Dorothea Lange (1895-1966) fut une photographe américaine qui consacra sa vie à l’Amérique profonde confrontée aux grandes épreuves qui l’ont marquée, de la dépression des années 1929/30 jusqu’à la deuxième guerre mondiale et l’enfermement des populations d’origine japonaise. Ses reportages, parfois commandés par le gouvernement américain qui voulait constituer des archives des grands évènements d’une époque déjà bien ouverte à la photographie, sont extrêmement soignés, mis en scène. Ils constituent une plongée sociologique dans une Amérique réelle, celle de la misère et d’une sorte d’abnégation des populations face à des drames que finalement elles vaincront collectivement. Mais les photos d’individus sont le plus souvent oppressantes : foules de chômeurs urbains, fuite de paysans devant la sécheresse, familles en route vers nulle part sur des routes rectilignes et désertes, une malheureuse valise à la main, portraits de visages ravinés par le soleil et la tristesse, maisons abandonnées dans le désert… Le noir et blanc accentue le coté tragique de ces instants prélevés sur une population désespérée.
Le reportage sur les camps d’internement où furent enfermés 150 000 personnes, de nationalité américaine ou non, mais toutes d’origine japonaise, lorsque les Etats-Unis entrèrent en guerre contre le Japon en 1941 par suite de l’attaque de Pearl Harbor.
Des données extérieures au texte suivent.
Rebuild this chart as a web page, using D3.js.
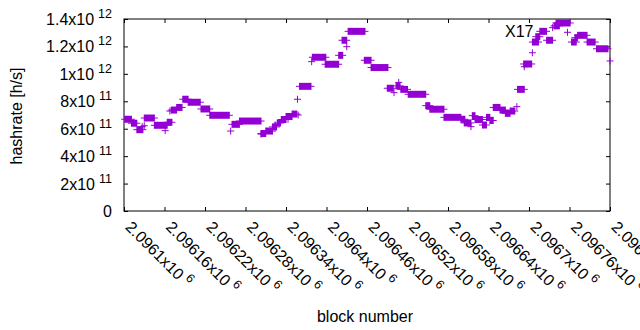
<!DOCTYPE html>
<html>
<head>
<meta charset="utf-8">
<script src="https://cdn.jsdelivr.net/npm/d3@7"></script>
<style>
  body { margin: 0; background: #fff; }
  svg { display: block; font-family: "Liberation Sans", Arial, sans-serif; }
  .lbl { font-size: 16px; fill: #000; }
</style>
</head>
<body>
<svg id="chart" width="640" height="330"></svg>
<script>
const blockRuns = [
  [2096101, 2096111, 6.69e11], [2096111, 2096119, 6.40e11], [2096119, 2096128, 5.93e11],
  [2096127, 2096127, 6.15e11], [2096130, 2096145, 6.78e11], [2096130, 2096130, 6.22e11],
  [2096145, 2096164, 6.25e11], [2096161, 2096161, 5.86e11], [2096164, 2096171, 6.47e11],
  [2096168, 2096168, 7.29e11], [2096170, 2096178, 7.36e11], [2096178, 2096186, 7.55e11],
  [2096187, 2096195, 8.15e11], [2096195, 2096213, 7.93e11], [2096214, 2096227, 7.44e11],
  [2096227, 2096256, 6.98e11], [2096258, 2096258, 5.83e11], [2096260, 2096271, 6.32e11],
  [2096271, 2096303, 6.56e11], [2096303, 2096303, 5.61e11], [2096303, 2096310, 5.65e11],
  [2096310, 2096320, 5.83e11], [2096320, 2096326, 6.13e11], [2096324, 2096324, 6.27e11],
  [2096327, 2096332, 6.42e11], [2096333, 2096340, 6.67e11], [2096340, 2096349, 6.89e11],
  [2096343, 2096343, 6.69e11], [2096349, 2096356, 7.07e11], [2096357, 2096357, 8.15e11],
  [2096358, 2096358, 7.00e11], [2096360, 2096377, 9.09e11], [2096378, 2096378, 10.89e11],
  [2096379, 2096399, 11.21e11], [2096398, 2096418, 10.70e11], [2096418, 2096424, 11.35e11],
  [2096423, 2096430, 12.45e11], [2096430, 2096430, 11.98e11], [2096432, 2096457, 13.10e11],
  [2096456, 2096466, 10.99e11], [2096466, 2096491, 10.46e11], [2096490, 2096499, 8.95e11],
  [2096500, 2096500, 8.63e11], [2096503, 2096509, 9.12e11], [2096507, 2096507, 9.38e11],
  [2096510, 2096520, 8.87e11], [2096521, 2096547, 8.51e11], [2096547, 2096553, 7.68e11],
  [2096553, 2096574, 7.42e11], [2096574, 2096599, 6.83e11], [2096599, 2096605, 6.69e11],
  [2096604, 2096614, 6.42e11], [2096614, 2096614, 6.15e11], [2096616, 2096620, 6.95e11],
  [2096620, 2096631, 6.67e11], [2096631, 2096637, 6.27e11], [2096637, 2096642, 6.83e11],
  [2096642, 2096647, 6.60e11], [2096647, 2096657, 7.55e11], [2096657, 2096665, 7.36e11],
  [2096665, 2096672, 7.12e11], [2096672, 2096679, 7.29e11], [2096682, 2096682, 7.61e11],
  [2096683, 2096693, 8.87e11], [2096692, 2096704, 10.72e11], [2096693, 2096693, 10.52e11],
  [2096705, 2096705, 11.54e11], [2096705, 2096714, 12.32e11], [2096710, 2096716, 12.71e11],
  [2096716, 2096726, 13.10e11], [2096726, 2096735, 12.45e11], [2096735, 2096735, 13.37e11],
  [2096737, 2096745, 13.50e11], [2096740, 2096761, 13.71e11], [2096757, 2096757, 13.03e11],
  [2096763, 2096770, 12.32e11], [2096768, 2096772, 12.64e11], [2096772, 2096786, 12.81e11],
  [2096786, 2096798, 12.32e11], [2096800, 2096817, 11.83e11], [2096820, 2096820, 10.94e11],
];

const xTicks = [2096100, 2096160, 2096220, 2096280, 2096340, 2096400, 2096460,
                2096520, 2096580, 2096640, 2096700, 2096760, 2096820];
const xTickMant = ["2.0961", "2.09616", "2.09622", "2.09628", "2.09634", "2.0964", "2.09646",
                   "2.09652", "2.09658", "2.09664", "2.0967", "2.09676", "2.09682"];
const xTickExp = "6";

const yTicks = [0, 2e11, 4e11, 6e11, 8e11, 1e12, 1.2e12, 1.4e12];
const yTickMant = ["0", "2", "4", "6", "8", "1", "1.2", "1.4"];
const yTickExp = ["", "11", "11", "11", "11", "12", "12", "12"];

const COLOR = "#9400d3";
const M = { top: 19, left: 124 };
const W = 486, H = 192;
const PT = 3.5;   // half size of the "+" marker

const svg = d3.select("#chart");
const g = svg.append("g").attr("transform", `translate(${M.left},${M.top})`);

const x = d3.scaleLinear().domain([2096100, 2096820]).range([0, W]);
const y = d3.scaleLinear().domain([0, 1.4e12]).range([H, 0]);

// ticks on all four sides, pointing inward
const tickStyle = sel => {
  sel.select(".domain").remove();
  sel.selectAll(".tick text").remove();
  sel.selectAll(".tick line").attr("stroke", "#000");
};
const axB = g.append("g").attr("transform", `translate(0,${H})`)
  .call(d3.axisBottom(x).tickValues(xTicks).tickSize(-4)).call(tickStyle);
g.append("g").call(d3.axisTop(x).tickValues(xTicks).tickSize(-4)).call(tickStyle);
const axL = g.append("g")
  .call(d3.axisLeft(y).tickValues(yTicks).tickSize(-4)).call(tickStyle);
g.append("g").attr("transform", `translate(${W},0)`)
  .call(d3.axisRight(y).tickValues(yTicks).tickSize(-4)).call(tickStyle);

// frame
g.append("rect").attr("width", W).attr("height", H)
  .attr("fill", "none").attr("stroke", "#000").attr("stroke-width", 1);

// y tick labels  "6x10^11"
axL.selectAll(".tick").each(function(d, i) {
  const t = d3.select(this).append("text").attr("class", "lbl")
    .attr("x", -12).attr("y", 5.5).attr("text-anchor", "end");
  if (yTickExp[i]) {
    t.append("tspan").text(yTickMant[i] + "x10");
    t.append("tspan").attr("dx", 4).attr("dy", -7).attr("font-size", 12.5).text(yTickExp[i]);
  } else {
    t.text(yTickMant[i]);
  }
});

// x tick labels, rotated
axB.selectAll(".tick").each(function(d, i) {
  const t = d3.select(this).append("text").attr("class", "lbl")
    .attr("transform", "translate(0,17) rotate(45)").attr("text-anchor", "start");
  t.append("tspan").text(xTickMant[i] + "x10");
  t.append("tspan").attr("dx", 4).attr("dy", -7).attr("font-size", 12.5).text(xTickExp);
});

// points: each run of equal values is a row of "+" markers
const pts = g.append("g");
pts.selectAll("rect").data(blockRuns).join("rect")
  .attr("x", d => x(d[0]) - 0.5)
  .attr("width", d => x(d[1]) - x(d[0]) + 1)
  .attr("y", d => y(d[2]) - PT)
  .attr("height", 2 * PT)
  .attr("fill", COLOR);
pts.selectAll("line").data(blockRuns).join("line")
  .attr("x1", d => x(d[0]) - PT).attr("x2", d => x(d[1]) + PT)
  .attr("y1", d => y(d[2])).attr("y2", d => y(d[2]))
  .attr("stroke", COLOR).attr("stroke-width", 1);

// axis labels and key
svg.append("text").attr("class", "lbl")
  .attr("transform", "translate(22,116) rotate(-90)")
  .attr("text-anchor", "middle").text("hashrate [h/s]");
svg.append("text").attr("class", "lbl")
  .attr("x", 365).attr("y", 322).attr("text-anchor", "middle").text("block number");
svg.append("text").attr("class", "lbl")
  .attr("x", 505).attr("y", 37).text("X17");
</script>
</body>
</html>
Ce qui marque dans les photos est que cette population semble plutôt bien mise et intégrée mais dû malgré tout abandonner en quelques jours ses biens et son environnement pour se retrouver dans des camps dont ils ne purent sortir qu’à la fin de la guerre. Les tirages de Lange sont touchants en ce qu’ils transmettent la discipline, et on dirait même la confiance, un mélange de résignation et de dignité qui émanent de ces populations asiatiques. Ses photos furent jugées un peu trop « révolutionnaires » et le contrat qu’elle avait signée avec le gouvernement fut résilié, les photos sont restées, heureusement. En 1988 le Congrès américain reconnut que ces internements n’étaient pas nécessaires pour la défense nationale, présenta ses excuses aux survivants et leur accorda une compensation financière.
En déambulant dans cette bouleversante exposition on pense bien sûr aux romans de Steinbeck, mais aussi aux chansons de Bruce Springsteen dans l’album Nebraska qui dégagent la même beauté triste.